Thanks for clarifying.

I feel the analogy to merging binary files breaks down here in more
than one way:

1)

Merging binary files is more complex than you suggest here.  In
particular, when creating a virtual merge base, the resolution chosen
is not the version of the file from HEAD, but the version of the file
from the merge base.  Nasty problems would result otherwise for the
recursive case.

If we tried to match how merging binary files behaved, we run into the
problem that the colliding file conflict case has no common version of
the file from a merge base.  So the same strategy just doesn't apply.
The closest would be outright deleting both versions of the file for
the virtual merge base and punting to the outer merge to deal with it.
That might be okay, but seems really odd to me.  I feel like it'd
unnecessarily increase the number of conflicts users will see, though
maybe it wouldn't be horrible if this was only done when the files
were considered dissimilar anyway.

2)

merging binary files only has 3 versions of the file to store at a
single $path in the index, which fit naturally in stages 1-3;
rename/add and rename/rename(2to1) have 4 and 6, respectively.  Having
three versions of a file from a 3-way merge makes fairly intuitive
sense.  Have 4 or 6 versions of a file at a path from a 3-way merge is
inherently more complex.  I think that just using the version from
HEAD risks users resolving things incorrectly much more likely than in
the case of a binary merge.


> [...]
>>> Can you add something more about the motivation to the commit message?
>>> E.g. is this about performance, interaction with some tools, to
>>> support some particular workflow, etc?
>>
>> To be honest, I'm a little unsure how without even more excessive and
>> repetitive wording across commits.
>
> Simplest way IMHO is to just put the rationale in patch 5/5. :)  In
> other words, explain the rationale for the end-user facing change in the
> same patch that changes the end-user facing behavior.

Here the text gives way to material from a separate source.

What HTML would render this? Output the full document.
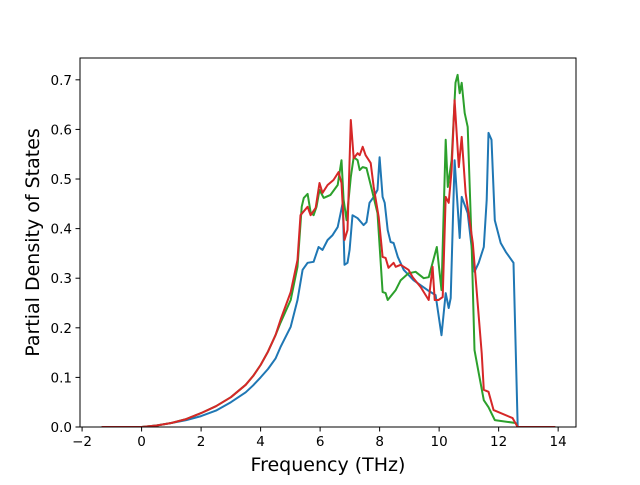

Patches 3, 4, and 5 all change end-user facing behavior -- one patch
per conflict type to make the three types behave the same (the first
two patches add more testcases, and write a common function all three
types can use).  The rationale for the sets of changes is largely the
same, and is somewhat lengthy.  Should I repeat the rationale in full
in all three places?

>>                                     Let me attempt here, and maybe you
>> can suggest how to change my commit messages?
>>
>>   * When files are wildly dissimilar -- as you mentioned -- it'd be
>> easier for users to resolve conflicts if we wrote files out to
>> separate paths instead of two-way merging them.
>
> Today what we do (in both the wildly-dissimilar case and the
> less-dissimilar case) is write one proposed resolution to the worktree
> and put the competing versions in the index.  Tools like "git
> mergetool" are then able to pull the competing versions out of the
> index to allow showing them at the same time.
>
> My bias is that I've used VCSes before that wrote multiple competing
> files to the worktree and I have been happier with my experience
> resolving conflicts in git.  E.g. at any step I can run a build to try
> out the current proposed resolution, and there's less of a chance of
> accidentally commiting a ~HEAD file.
>
> [...]
>> There are three types of conflicts representing two (possibly
>> unrelated) files colliding at the same path: add/add, rename/add, and
>> rename/rename(2to1).  add/add does the two-way merge of the colliding
>> files, and the other two conflict types write the two colliding files
>> out to separate paths.
>
> Interesting.  I would be tempted to resolve this inconsistency the
> other way: by doing a half-hearted two-way merge (e.g. by picking one
> of the two versions of the colliding file) and marking the path as
> conflicted in the index.  That way it's more similar to edit/edit,
> too.

Your proposal is underspecified; there are more complicated cases
where your wording could have different meanings.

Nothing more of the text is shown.